§ Aim of the task: Carry none of the pictures over; write out the complete data exactly.

§ Collected data:
++++++++++++++++++++

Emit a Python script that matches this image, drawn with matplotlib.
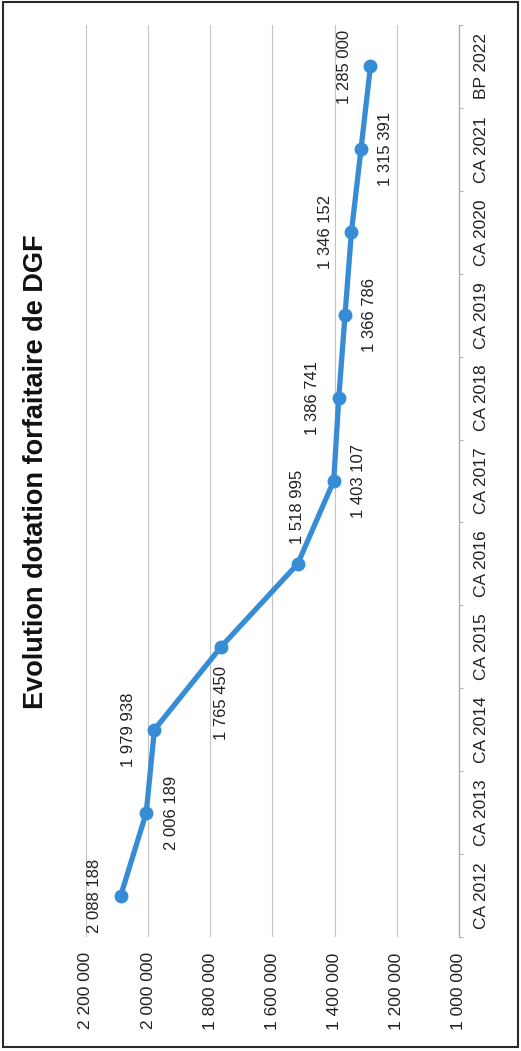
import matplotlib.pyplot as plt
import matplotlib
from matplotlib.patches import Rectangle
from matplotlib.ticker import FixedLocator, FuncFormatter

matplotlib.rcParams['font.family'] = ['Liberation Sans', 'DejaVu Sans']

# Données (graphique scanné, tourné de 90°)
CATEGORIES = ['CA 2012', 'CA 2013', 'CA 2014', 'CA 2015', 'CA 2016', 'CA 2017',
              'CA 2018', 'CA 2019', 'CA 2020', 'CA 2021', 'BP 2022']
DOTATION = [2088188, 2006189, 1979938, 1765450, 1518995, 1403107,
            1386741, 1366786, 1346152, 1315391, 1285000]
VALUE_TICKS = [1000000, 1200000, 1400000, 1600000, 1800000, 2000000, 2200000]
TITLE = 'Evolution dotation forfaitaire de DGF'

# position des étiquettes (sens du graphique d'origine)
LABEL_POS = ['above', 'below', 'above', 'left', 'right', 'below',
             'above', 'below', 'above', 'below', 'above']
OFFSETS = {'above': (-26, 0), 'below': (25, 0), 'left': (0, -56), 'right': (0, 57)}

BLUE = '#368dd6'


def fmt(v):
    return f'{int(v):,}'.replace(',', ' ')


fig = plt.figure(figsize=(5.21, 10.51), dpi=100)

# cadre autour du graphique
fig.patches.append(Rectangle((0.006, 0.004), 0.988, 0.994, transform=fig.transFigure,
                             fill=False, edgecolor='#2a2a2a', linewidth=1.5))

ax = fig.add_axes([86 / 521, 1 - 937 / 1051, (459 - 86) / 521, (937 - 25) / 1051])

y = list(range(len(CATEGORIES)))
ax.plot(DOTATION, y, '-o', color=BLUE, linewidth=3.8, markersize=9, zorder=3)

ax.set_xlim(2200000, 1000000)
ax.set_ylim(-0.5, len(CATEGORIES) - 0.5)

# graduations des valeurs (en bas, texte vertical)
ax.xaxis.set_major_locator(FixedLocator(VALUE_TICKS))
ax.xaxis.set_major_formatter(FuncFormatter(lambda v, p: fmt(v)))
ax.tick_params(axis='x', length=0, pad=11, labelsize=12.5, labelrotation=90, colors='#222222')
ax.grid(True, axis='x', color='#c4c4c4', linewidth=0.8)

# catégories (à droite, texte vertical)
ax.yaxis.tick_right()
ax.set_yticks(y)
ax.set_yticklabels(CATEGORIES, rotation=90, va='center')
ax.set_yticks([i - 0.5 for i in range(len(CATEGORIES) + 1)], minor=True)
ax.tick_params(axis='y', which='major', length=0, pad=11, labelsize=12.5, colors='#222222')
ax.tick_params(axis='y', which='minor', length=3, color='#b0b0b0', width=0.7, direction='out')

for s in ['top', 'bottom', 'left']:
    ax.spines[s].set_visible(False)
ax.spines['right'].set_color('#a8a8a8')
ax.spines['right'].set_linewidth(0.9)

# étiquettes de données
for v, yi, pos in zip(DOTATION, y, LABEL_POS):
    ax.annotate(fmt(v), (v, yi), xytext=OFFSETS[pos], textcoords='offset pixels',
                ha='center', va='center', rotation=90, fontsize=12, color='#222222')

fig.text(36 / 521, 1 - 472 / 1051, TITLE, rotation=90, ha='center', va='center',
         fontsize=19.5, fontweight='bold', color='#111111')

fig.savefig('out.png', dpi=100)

++++++++++++++++++++

§ Exercise response:
Emit a Python script that matches this image, drawn with matplotlib.
import matplotlib.pyplot as plt
import matplotlib
from matplotlib.patches import Rectangle
from matplotlib.ticker import FixedLocator, FuncFormatter

matplotlib.rcParams['font.family'] = ['Liberation Sans', 'DejaVu Sans']

# Données (graphique scanné, tourné de 90°)
CATEGORIES = ['CA 2012', 'CA 2013', 'CA 2014', 'CA 2015', 'CA 2016', 'CA 2017',
              'CA 2018', 'CA 2019', 'CA 2020', 'CA 2021', 'BP 2022']
DOTATION = [2088188, 2006189, 1979938, 1765450, 1518995, 1403107,
            1386741, 1366786, 1346152, 1315391, 1285000]
VALUE_TICKS = [1000000, 1200000, 1400000, 1600000, 1800000, 2000000, 2200000]
TITLE = 'Evolution dotation forfaitaire de DGF'

# position des étiquettes (sens du graphique d'origine)
LABEL_POS = ['above', 'below', 'above', 'left', 'right', 'below',
             'above', 'below', 'above', 'below', 'above']
OFFSETS = {'above': (-26, 0), 'below': (25, 0), 'left': (0, -56), 'right': (0, 57)}

BLUE = '#368dd6'


def fmt(v):
    return f'{int(v):,}'.replace(',', ' ')


fig = plt.figure(figsize=(5.21, 10.51), dpi=100)

# cadre autour du graphique
fig.patches.append(Rectangle((0.006, 0.004), 0.988, 0.994, transform=fig.transFigure,
                             fill=False, edgecolor='#2a2a2a', linewidth=1.5))

ax = fig.add_axes([86 / 521, 1 - 937 / 1051, (459 - 86) / 521, (937 - 25) / 1051])

y = list(range(len(CATEGORIES)))
ax.plot(DOTATION, y, '-o', color=BLUE, linewidth=3.8, markersize=9, zorder=3)

ax.set_xlim(2200000, 1000000)
ax.set_ylim(-0.5, len(CATEGORIES) - 0.5)

# graduations des valeurs (en bas, texte vertical)
ax.xaxis.set_major_locator(FixedLocator(VALUE_TICKS))
ax.xaxis.set_major_formatter(FuncFormatter(lambda v, p: fmt(v)))
ax.tick_params(axis='x', length=0, pad=11, labelsize=12.5, labelrotation=90, colors='#222222')
ax.grid(True, axis='x', color='#c4c4c4', linewidth=0.8)

# catégories (à droite, texte vertical)
ax.yaxis.tick_right()
ax.set_yticks(y)
ax.set_yticklabels(CATEGORIES, rotation=90, va='center')
ax.set_yticks([i - 0.5 for i in range(len(CATEGORIES) + 1)], minor=True)
ax.tick_params(axis='y', which='major', length=0, pad=11, labelsize=12.5, colors='#222222')
ax.tick_params(axis='y', which='minor', length=3, color='#b0b0b0', width=0.7, direction='out')

for s in ['top', 'bottom', 'left']:
    ax.spines[s].set_visible(False)
ax.spines['right'].set_color('#a8a8a8')
ax.spines['right'].set_linewidth(0.9)

# étiquettes de données
for v, yi, pos in zip(DOTATION, y, LABEL_POS):
    ax.annotate(fmt(v), (v, yi), xytext=OFFSETS[pos], textcoords='offset pixels',
                ha='center', va='center', rotation=90, fontsize=12, color='#222222')

fig.text(36 / 521, 1 - 472 / 1051, TITLE, rotation=90, ha='center', va='center',
         fontsize=19.5, fontweight='bold', color='#111111')

fig.savefig('out.png', dpi=100)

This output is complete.